Die Wohnraumproblematik ist in Wilhelmshaven ganz offensichtlich kein Wahlkampfthema. So fiel es den anwesenden Politikern auch schwer, sich auf konkrete Lösungsmodelle zur Verbesserung der Wohnraumsituation festzulegen. Werner Biehl (Grüne) forderte die übrigen Parteien auf, mehr „Phantasie freizumachen“ für neue Wohnmodelle, in denen z.B. alte Menschen, Behinderte und Studenten in Wohngemeinschaften zusammen leben könnten. Am Beispiel der vergeblichen Bemühungen der Selbsthilfeorganisation „Querele“, neue Wohnformen u.a. für psychisch Kranke im ehemaligen Birkenhof zu schaffen, verdeutlichte Biehl die seiner Ansicht nach starre Denkweise der Stadtverwaltung.

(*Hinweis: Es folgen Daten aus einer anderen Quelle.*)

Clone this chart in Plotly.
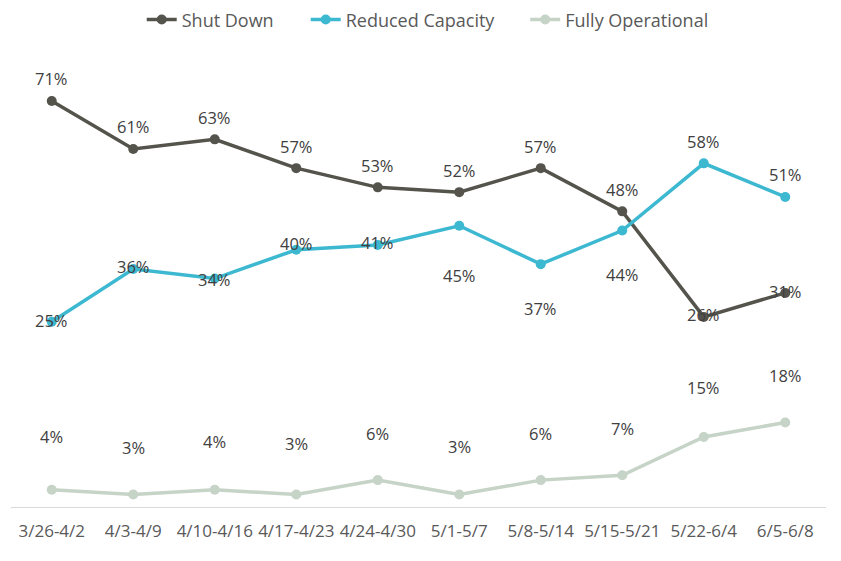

Obdachlosigkeit verhindern
Zeichnung: Erwin Fiege

Zeichnung: Erwin Fiege

Die Vertreterin der Frauenliste, Monika Schwarz, unterstrich die Notwendigkeit einer vom Arbeitskreis Wohnraummangel geforderten Fachberatungsstelle zur Verhinderung von Obdachlosigkeit. „Das soziale Netz in Wilhelmshaven wird weitmaschiger. Es reicht nicht aus, die finanziellen Mittel für die von Obdachlosigkeit bedrohten Menschen zu verstärken – die soziale Betreuung muß verstärkt werden“, so Monika Schwarz auf der Veranstaltung. Dem Kommunalpolitiker Bernhard Rech (CDU), ein Vertreter einfacher Lösungen, ist das alles zu kompliziert. Rech, gewohnt seine Angelegenheiten selbst in die Hand zu nehmen -„solange ich noch zwei gesunde Arme und Beine habe“ (O-Ton Rech)- sieht er den hilfesuchenden Bürger durch die ohnehin schon zu zahlreich vorhandenen Beratungsstellen in der Stadt nur noch einer zusätzlichen Belastung ausgesetzt. Stattdessen schlägt er den Bau von Einfachwohnungen zu günstigen Preisen, ohne Doppelverglasung und sonstigen luxuriösen Schnick-Schnack vor.

Die Frage des Diakoniepfarrers Ewald aus dem Publikum, welche Partei man denn nun ob ihrer Aussagen zum Thema Wohnungsnot wählen könne, blieb logischerweise unbeantwortet.